> _Prompt_
Return each line of the data below verbatim; pictures are to be left out.
<<<<
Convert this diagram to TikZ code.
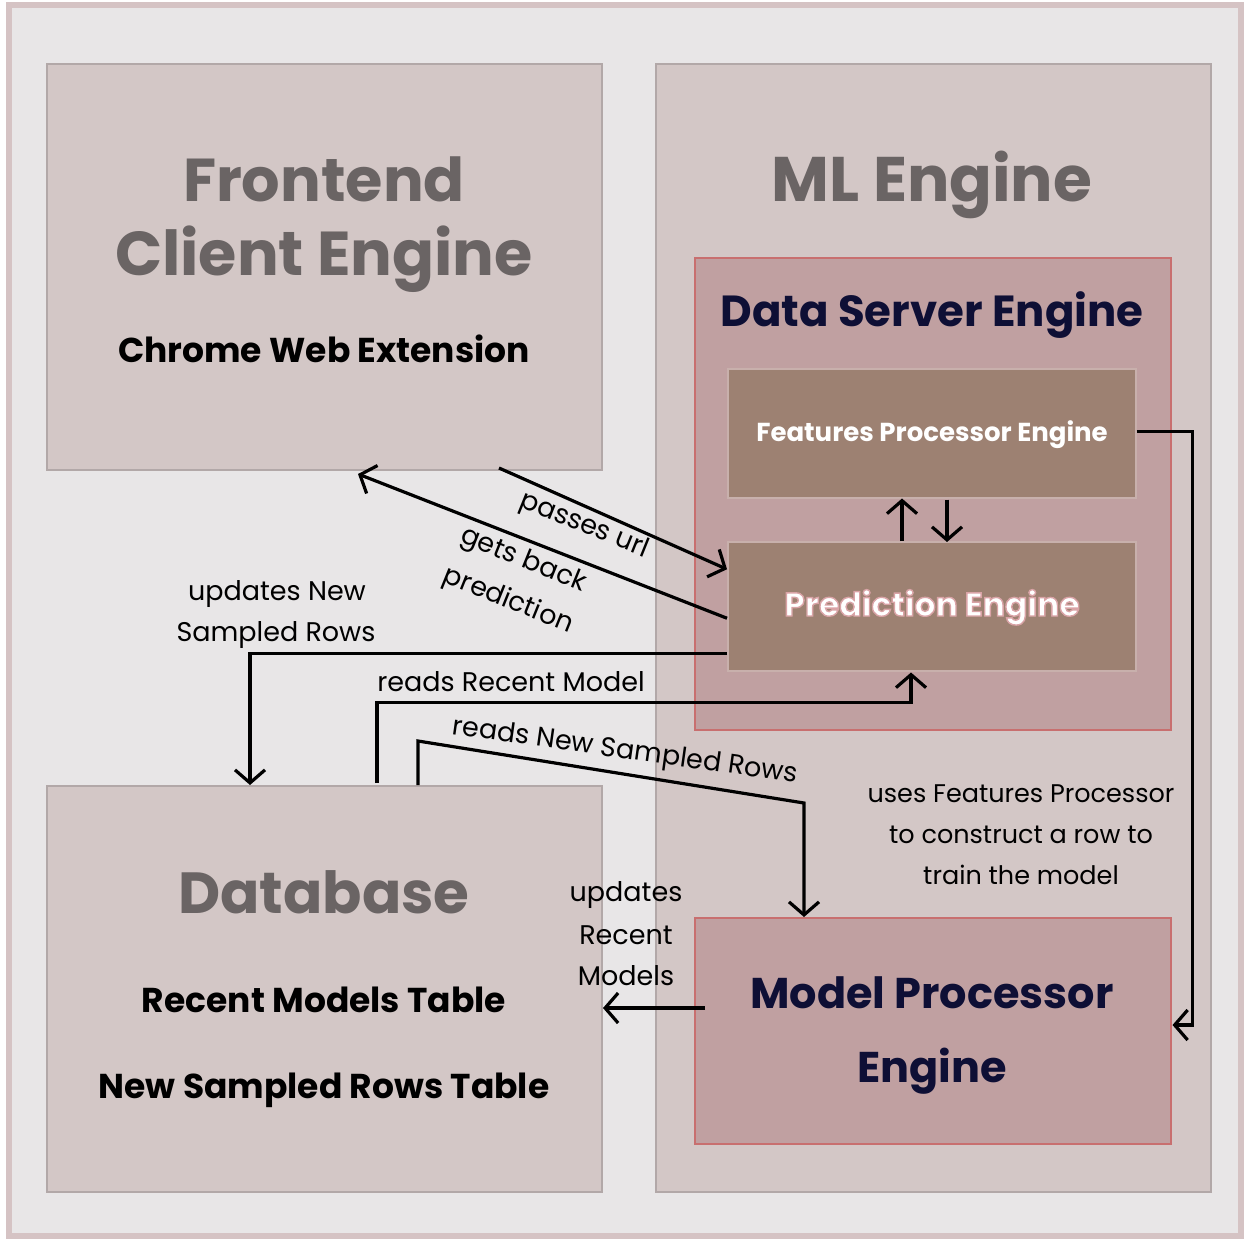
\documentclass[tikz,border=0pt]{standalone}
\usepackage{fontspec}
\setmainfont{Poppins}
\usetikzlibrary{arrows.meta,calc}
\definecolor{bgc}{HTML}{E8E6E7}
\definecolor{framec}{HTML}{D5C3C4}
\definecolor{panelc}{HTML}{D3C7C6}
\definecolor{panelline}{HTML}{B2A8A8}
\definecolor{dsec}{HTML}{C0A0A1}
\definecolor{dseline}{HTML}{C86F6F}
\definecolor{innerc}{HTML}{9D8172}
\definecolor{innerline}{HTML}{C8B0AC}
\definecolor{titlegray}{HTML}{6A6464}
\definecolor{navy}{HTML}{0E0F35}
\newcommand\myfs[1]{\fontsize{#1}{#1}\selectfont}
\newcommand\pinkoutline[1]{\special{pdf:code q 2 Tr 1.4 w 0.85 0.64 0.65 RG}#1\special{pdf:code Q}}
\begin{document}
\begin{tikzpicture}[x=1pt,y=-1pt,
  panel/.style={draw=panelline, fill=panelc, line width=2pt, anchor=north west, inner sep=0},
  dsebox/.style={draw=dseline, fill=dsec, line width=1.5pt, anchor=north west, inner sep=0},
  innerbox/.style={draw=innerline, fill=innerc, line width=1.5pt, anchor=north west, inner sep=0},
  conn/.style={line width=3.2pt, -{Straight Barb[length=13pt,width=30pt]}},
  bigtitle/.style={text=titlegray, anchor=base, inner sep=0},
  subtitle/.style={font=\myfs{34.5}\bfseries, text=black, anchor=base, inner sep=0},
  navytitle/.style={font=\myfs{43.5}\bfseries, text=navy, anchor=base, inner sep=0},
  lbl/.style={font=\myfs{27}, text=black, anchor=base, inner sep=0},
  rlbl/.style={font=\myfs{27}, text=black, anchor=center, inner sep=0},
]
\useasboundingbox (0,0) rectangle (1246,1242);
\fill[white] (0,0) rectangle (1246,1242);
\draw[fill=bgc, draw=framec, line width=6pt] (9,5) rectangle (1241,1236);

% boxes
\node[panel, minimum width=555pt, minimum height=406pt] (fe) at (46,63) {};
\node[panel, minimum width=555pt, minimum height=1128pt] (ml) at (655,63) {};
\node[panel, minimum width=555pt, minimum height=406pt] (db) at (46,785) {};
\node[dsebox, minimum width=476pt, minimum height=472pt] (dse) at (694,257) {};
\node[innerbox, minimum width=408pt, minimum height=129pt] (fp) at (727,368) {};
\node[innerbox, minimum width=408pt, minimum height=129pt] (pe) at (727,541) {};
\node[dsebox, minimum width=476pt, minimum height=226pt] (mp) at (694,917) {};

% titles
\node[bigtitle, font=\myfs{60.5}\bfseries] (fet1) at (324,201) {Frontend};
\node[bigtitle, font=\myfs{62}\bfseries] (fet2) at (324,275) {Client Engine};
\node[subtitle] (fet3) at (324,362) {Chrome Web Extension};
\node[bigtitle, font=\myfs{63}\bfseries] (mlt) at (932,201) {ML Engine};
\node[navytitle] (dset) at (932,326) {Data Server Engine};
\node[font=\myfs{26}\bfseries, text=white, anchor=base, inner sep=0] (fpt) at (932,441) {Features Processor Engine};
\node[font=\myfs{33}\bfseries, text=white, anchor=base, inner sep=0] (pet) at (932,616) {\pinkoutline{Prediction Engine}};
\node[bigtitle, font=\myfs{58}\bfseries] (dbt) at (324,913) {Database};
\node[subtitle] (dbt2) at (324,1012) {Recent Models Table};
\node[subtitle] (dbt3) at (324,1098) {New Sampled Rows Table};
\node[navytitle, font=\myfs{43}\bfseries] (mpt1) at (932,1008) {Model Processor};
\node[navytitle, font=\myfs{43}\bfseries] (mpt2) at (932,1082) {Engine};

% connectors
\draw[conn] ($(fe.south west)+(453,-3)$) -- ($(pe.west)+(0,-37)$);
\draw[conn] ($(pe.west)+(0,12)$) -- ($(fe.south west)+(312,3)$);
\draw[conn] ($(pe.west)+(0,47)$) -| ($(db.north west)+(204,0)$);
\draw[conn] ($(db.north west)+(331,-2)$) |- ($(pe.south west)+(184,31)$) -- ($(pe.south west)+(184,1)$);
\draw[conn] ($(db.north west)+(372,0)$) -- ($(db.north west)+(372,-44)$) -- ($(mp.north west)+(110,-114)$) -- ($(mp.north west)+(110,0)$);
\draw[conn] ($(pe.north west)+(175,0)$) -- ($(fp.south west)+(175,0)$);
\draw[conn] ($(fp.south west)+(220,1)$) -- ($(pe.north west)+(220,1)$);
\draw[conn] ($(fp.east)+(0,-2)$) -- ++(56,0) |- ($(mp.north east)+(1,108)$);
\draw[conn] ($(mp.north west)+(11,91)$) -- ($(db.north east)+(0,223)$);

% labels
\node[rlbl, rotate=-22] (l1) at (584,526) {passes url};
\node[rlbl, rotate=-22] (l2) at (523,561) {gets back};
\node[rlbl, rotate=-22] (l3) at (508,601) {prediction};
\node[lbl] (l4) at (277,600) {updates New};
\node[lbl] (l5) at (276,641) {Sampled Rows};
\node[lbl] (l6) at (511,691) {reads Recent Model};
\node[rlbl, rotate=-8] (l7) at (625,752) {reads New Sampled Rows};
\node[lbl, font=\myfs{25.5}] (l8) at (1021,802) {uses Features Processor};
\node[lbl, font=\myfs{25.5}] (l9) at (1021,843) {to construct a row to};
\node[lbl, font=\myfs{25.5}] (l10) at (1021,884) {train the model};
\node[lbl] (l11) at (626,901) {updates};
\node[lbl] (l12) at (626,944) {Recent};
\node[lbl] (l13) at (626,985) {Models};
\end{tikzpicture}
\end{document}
>>>>
> _Result of the exercise_
Convert this diagram to TikZ code.
\documentclass[tikz,border=0pt]{standalone}
\usepackage{fontspec}
\setmainfont{Poppins}
\usetikzlibrary{arrows.meta,calc}
\definecolor{bgc}{HTML}{E8E6E7}
\definecolor{framec}{HTML}{D5C3C4}
\definecolor{panelc}{HTML}{D3C7C6}
\definecolor{panelline}{HTML}{B2A8A8}
\definecolor{dsec}{HTML}{C0A0A1}
\definecolor{dseline}{HTML}{C86F6F}
\definecolor{innerc}{HTML}{9D8172}
\definecolor{innerline}{HTML}{C8B0AC}
\definecolor{titlegray}{HTML}{6A6464}
\definecolor{navy}{HTML}{0E0F35}
\newcommand\myfs[1]{\fontsize{#1}{#1}\selectfont}
\newcommand\pinkoutline[1]{\special{pdf:code q 2 Tr 1.4 w 0.85 0.64 0.65 RG}#1\special{pdf:code Q}}
\begin{document}
\begin{tikzpicture}[x=1pt,y=-1pt,
  panel/.style={draw=panelline, fill=panelc, line width=2pt, anchor=north west, inner sep=0},
  dsebox/.style={draw=dseline, fill=dsec, line width=1.5pt, anchor=north west, inner sep=0},
  innerbox/.style={draw=innerline, fill=innerc, line width=1.5pt, anchor=north west, inner sep=0},
  conn/.style={line width=3.2pt, -{Straight Barb[length=13pt,width=30pt]}},
  bigtitle/.style={text=titlegray, anchor=base, inner sep=0},
  subtitle/.style={font=\myfs{34.5}\bfseries, text=black, anchor=base, inner sep=0},
  navytitle/.style={font=\myfs{43.5}\bfseries, text=navy, anchor=base, inner sep=0},
  lbl/.style={font=\myfs{27}, text=black, anchor=base, inner sep=0},
  rlbl/.style={font=\myfs{27}, text=black, anchor=center, inner sep=0},
]
\useasboundingbox (0,0) rectangle (1246,1242);
\fill[white] (0,0) rectangle (1246,1242);
\draw[fill=bgc, draw=framec, line width=6pt] (9,5) rectangle (1241,1236);

% boxes
\node[panel, minimum width=555pt, minimum height=406pt] (fe) at (46,63) {};
\node[panel, minimum width=555pt, minimum height=1128pt] (ml) at (655,63) {};
\node[panel, minimum width=555pt, minimum height=406pt] (db) at (46,785) {};
\node[dsebox, minimum width=476pt, minimum height=472pt] (dse) at (694,257) {};
\node[innerbox, minimum width=408pt, minimum height=129pt] (fp) at (727,368) {};
\node[innerbox, minimum width=408pt, minimum height=129pt] (pe) at (727,541) {};
\node[dsebox, minimum width=476pt, minimum height=226pt] (mp) at (694,917) {};

% titles
\node[bigtitle, font=\myfs{60.5}\bfseries] (fet1) at (324,201) {Frontend};
\node[bigtitle, font=\myfs{62}\bfseries] (fet2) at (324,275) {Client Engine};
\node[subtitle] (fet3) at (324,362) {Chrome Web Extension};
\node[bigtitle, font=\myfs{63}\bfseries] (mlt) at (932,201) {ML Engine};
\node[navytitle] (dset) at (932,326) {Data Server Engine};
\node[font=\myfs{26}\bfseries, text=white, anchor=base, inner sep=0] (fpt) at (932,441) {Features Processor Engine};
\node[font=\myfs{33}\bfseries, text=white, anchor=base, inner sep=0] (pet) at (932,616) {\pinkoutline{Prediction Engine}};
\node[bigtitle, font=\myfs{58}\bfseries] (dbt) at (324,913) {Database};
\node[subtitle] (dbt2) at (324,1012) {Recent Models Table};
\node[subtitle] (dbt3) at (324,1098) {New Sampled Rows Table};
\node[navytitle, font=\myfs{43}\bfseries] (mpt1) at (932,1008) {Model Processor};
\node[navytitle, font=\myfs{43}\bfseries] (mpt2) at (932,1082) {Engine};

% connectors
\draw[conn] ($(fe.south west)+(453,-3)$) -- ($(pe.west)+(0,-37)$);
\draw[conn] ($(pe.west)+(0,12)$) -- ($(fe.south west)+(312,3)$);
\draw[conn] ($(pe.west)+(0,47)$) -| ($(db.north west)+(204,0)$);
\draw[conn] ($(db.north west)+(331,-2)$) |- ($(pe.south west)+(184,31)$) -- ($(pe.south west)+(184,1)$);
\draw[conn] ($(db.north west)+(372,0)$) -- ($(db.north west)+(372,-44)$) -- ($(mp.north west)+(110,-114)$) -- ($(mp.north west)+(110,0)$);
\draw[conn] ($(pe.north west)+(175,0)$) -- ($(fp.south west)+(175,0)$);
\draw[conn] ($(fp.south west)+(220,1)$) -- ($(pe.north west)+(220,1)$);
\draw[conn] ($(fp.east)+(0,-2)$) -- ++(56,0) |- ($(mp.north east)+(1,108)$);
\draw[conn] ($(mp.north west)+(11,91)$) -- ($(db.north east)+(0,223)$);

% labels
\node[rlbl, rotate=-22] (l1) at (584,526) {passes url};
\node[rlbl, rotate=-22] (l2) at (523,561) {gets back};
\node[rlbl, rotate=-22] (l3) at (508,601) {prediction};
\node[lbl] (l4) at (277,600) {updates New};
\node[lbl] (l5) at (276,641) {Sampled Rows};
\node[lbl] (l6) at (511,691) {reads Recent Model};
\node[rlbl, rotate=-8] (l7) at (625,752) {reads New Sampled Rows};
\node[lbl, font=\myfs{25.5}] (l8) at (1021,802) {uses Features Processor};
\node[lbl, font=\myfs{25.5}] (l9) at (1021,843) {to construct a row to};
\node[lbl, font=\myfs{25.5}] (l10) at (1021,884) {train the model};
\node[lbl] (l11) at (626,901) {updates};
\node[lbl] (l12) at (626,944) {Recent};
\node[lbl] (l13) at (626,985) {Models};
\end{tikzpicture}
\end{document}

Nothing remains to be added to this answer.